Last week, I voiced my frustration that Miliband was appearing more on Twitter than in Hansard. Just days later, he popped up on Channel 4’s The Last Leg, dressed as A-ha and lip-synced along to ‘Take On Me’. But then, who can blame him for having a good time when the Labour party is in such rude health and the Syrian conflict, which he was instrumental in addressing, has been solved, leaving peace and stability to reign in the Middle East?
‘I don’t resile from the decision,’ he told Adam Hills when he was asked about voting against airstrikes against the Assad regime in 2013 . ‘The biggest lesson of the Iraq war was: you don’t send our forces into combat unless you know there’s a clear plan, a plan which you believe will make the situation better, not worse.’ This is a position that will appeal to many Labour party members, particularly the 2015 intake, for whom the Iraq war is a burden on their identity. It’s also an attractive view for the anti-globalist, anti-interventionist right, who are frustrated by Trump’s intervention against Assad. But instead of delivering this message in the Commons, or on Newsnight, Miliband offered it to a late-night comedy panel show, watched by about a million and a half people at best. He then hammered home the gravity of his point by dressing up as a Norwegian pop-band.
Miliband typifies the paradox of the Labour moderates. He has the experience, competence and popularity to provide a strong voice against the hard-right. Yet his serious interventions are few and far between – and his recent attempts to talk up on issues like Brexit and Syria have been received with, at best, lukewarm indifference. Ed Miliband looks increasingly like an ex-politician.
Yet the fact that the 2015 General Election was disastrous for Labour shouldn’t have meant that all the old-hands were put out to pasture. Of the major players in Miliband’s final shadow cabinet, few are influencing the desperate debate about the future of the Labour party in any meaningful way: Ed Balls has dressed up as Korean pop star Psy and now runs a football club; Harriet Harman has a nice shiny book out; and Andy Burnham – poor Andy Burnham – is doing his best to be exiled from the Westminster bubble altogether. Meanwhile, Tony Blair was on Matt Forde’s Unspun this weekend (in an appearance that the Daily Mail branded ‘hilarious’), on that notable current affairs channel, Dave.
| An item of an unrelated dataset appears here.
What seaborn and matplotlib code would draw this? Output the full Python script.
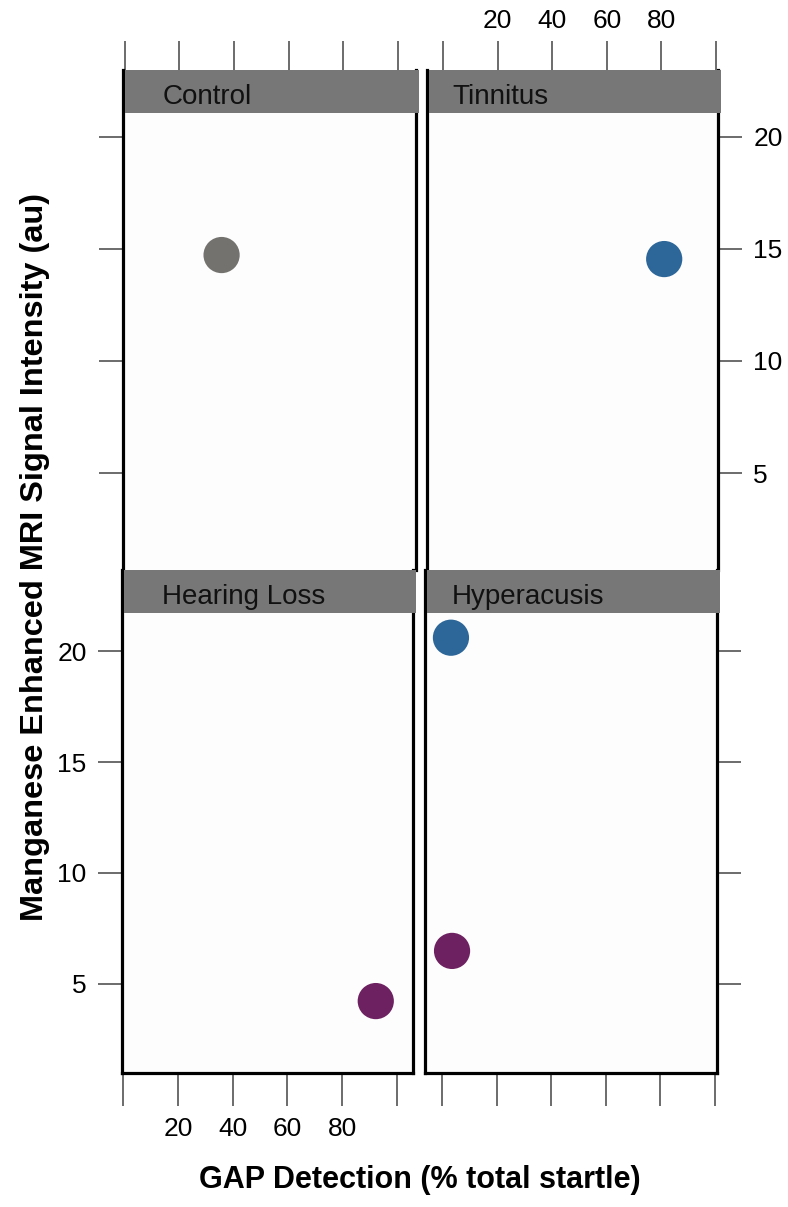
import numpy as np
import pandas as pd
import matplotlib.pyplot as plt
from matplotlib.patches import Rectangle
import seaborn as sns

# values
groups = ["Control", "Tinnitus", "Hearing Loss", "Hyperacusis", "Hyperacusis"]
gap_detection = [35.5, 81.0, 92.3, 3.3, 3.7]
mri_signal = [14.73, 14.55, 4.23, 20.6, 6.49]
subgroup = ["control", "tinnitus", "hearing loss", "tinnitus", "hearing loss"]

panel_order = ["Control", "Tinnitus", "Hearing Loss", "Hyperacusis"]
x_ticks = [0, 20, 40, 60, 80, 100]
x_ticklabels = ["", "20", "40", "60", "80", ""]
y_ticks = [5, 10, 15, 20]
y_ticklabels = ["5", "10", "15", "20"]

palette = {"control": "#74726f", "tinnitus": "#2d6698", "hearing loss": "#6d2160"}
strip_col = "#777777"

df = pd.DataFrame({"group": groups, "gap": gap_detection,
                   "mri": mri_signal, "kind": subgroup})

sns.set_style("white")
plt.rcParams['font.family'] = ['Liberation Sans', 'DejaVu Sans']
plt.rcParams['text.color'] = 'black'
plt.rcParams['xtick.labelcolor'] = 'black'
plt.rcParams['ytick.labelcolor'] = 'black'

g = sns.FacetGrid(df, col="group", col_wrap=2, col_order=panel_order,
                  sharex=False, sharey=False, height=5, aspect=0.6,
                  despine=False)
g.map_dataframe(sns.scatterplot, x="gap", y="mri", hue="kind",
                palette=palette, s=680, edgecolor="none", legend=False)

fig = g.figure
fig.set_size_inches(7.88, 12.07)
W, H = 788.0, 1207.0

def rect(x0, y0, x1, y1):
    return [x0 / W, 1 - y1 / H, (x1 - x0) / W, (y1 - y0) / H]

# panel boxes in pixels (incl. strip) and limits
layout = {
    "Control":      dict(box=(123, 70, 416, 570), xlim=(-0.55, 106.6), ylim=(0.67, 22.99), txt=40),
    "Tinnitus":     dict(box=(427, 70, 718, 570), xlim=(-5.86, 100.7), ylim=(0.67, 22.99), txt=25),
    "Hearing Loss": dict(box=(122, 570, 413, 1073), xlim=(-0.4, 105.9), ylim=(0.99, 23.65), txt=40),
    "Hyperacusis":  dict(box=(425, 570, 717, 1073), xlim=(-6.2, 100.7), ylim=(0.99, 23.65), txt=27),
}

for name, ax in g.axes_dict.items():
    L = layout[name]
    x0, y0, x1, y1 = L["box"]
    ax.set_position(rect(*L["box"]))
    ax.set_xlim(*L["xlim"])
    ax.set_ylim(*L["ylim"])
    ax.set_facecolor("#fdfdfd")
    ax.set_title("")
    ax.set_xlabel("")
    ax.set_ylabel("")
    ax.set_xticks(x_ticks)
    ax.set_xticklabels(x_ticklabels)
    ax.set_yticks(y_ticks)
    ax.set_yticklabels(y_ticklabels)

    top_row = name in ("Control", "Tinnitus")
    left_col = name in ("Control", "Hearing Loss")

    for s in ax.spines.values():
        s.set_visible(True)
        s.set_color("black")
        s.set_linewidth(2.3)
    ax.spines["top"].set_visible(False)
    if top_row:
        ax.spines["bottom"].set_visible(False)

    ax.tick_params(axis="x", direction="out", width=1.1, color="#444444",
                   labelsize=19, top=top_row, bottom=not top_row,
                   labeltop=(name == "Tinnitus"),
                   labelbottom=(name == "Hearing Loss"),
                   length=21 if top_row else 24, pad=6 if top_row else 8)
    ax.tick_params(axis="y", direction="out", width=1.1, color="#444444",
                   labelsize=19, left=left_col, right=not left_col,
                   labelleft=(name == "Hearing Loss"),
                   labelright=(name == "Tinnitus"),
                   length=17, pad=8.5)

    # strip on top of each panel (covers the right border, not the left)
    wpx = x1 - x0
    hpx = y1 - y0
    sh = 43.0 / hpx
    ax.add_patch(Rectangle((1.6 / wpx, 1 - sh), 1 + 1.0 / wpx, sh,
                           transform=ax.transAxes,
                           facecolor=strip_col, edgecolor="none",
                           clip_on=False, zorder=3))
    ax.text(L["txt"] / wpx, 1 - sh / 2 - 5.0 / hpx, name,
            transform=ax.transAxes, fontsize=20, color="#111111",
            ha="left", va="center", zorder=4)

fig.text(420 / W, 1 - 1180 / H, "GAP Detection (% total startle)",
         ha="center", va="center", fontsize=22, fontweight="bold")
fig.text(35 / W, 1 - 557 / H, "Manganese Enhanced MRI Signal Intensity (au)",
         ha="center", va="center", rotation=90, fontsize=23.4, fontweight="bold")

fig.savefig("out.png", dpi=100, facecolor="white")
Increasingly, it seems like only Tom Watson is willing to represent a Labour party that has actually been in the business of opposition, but he cannot do it alone.
Love him or hate him (or something in between) Ed Miliband’s performance at the 2015 election ought not to have been career ending. The Tory party has done a good job of rehoming ex-leaders of late (even Michael Howard gets to declare war on Spain, lucky blighter) and they have proved useful in government. Ed Miliband needs to drop the posing, take off the sunglasses and ditch the air guitar. He should be on the front bench, giving Labour some weight and breathing down Corbyn’s neck.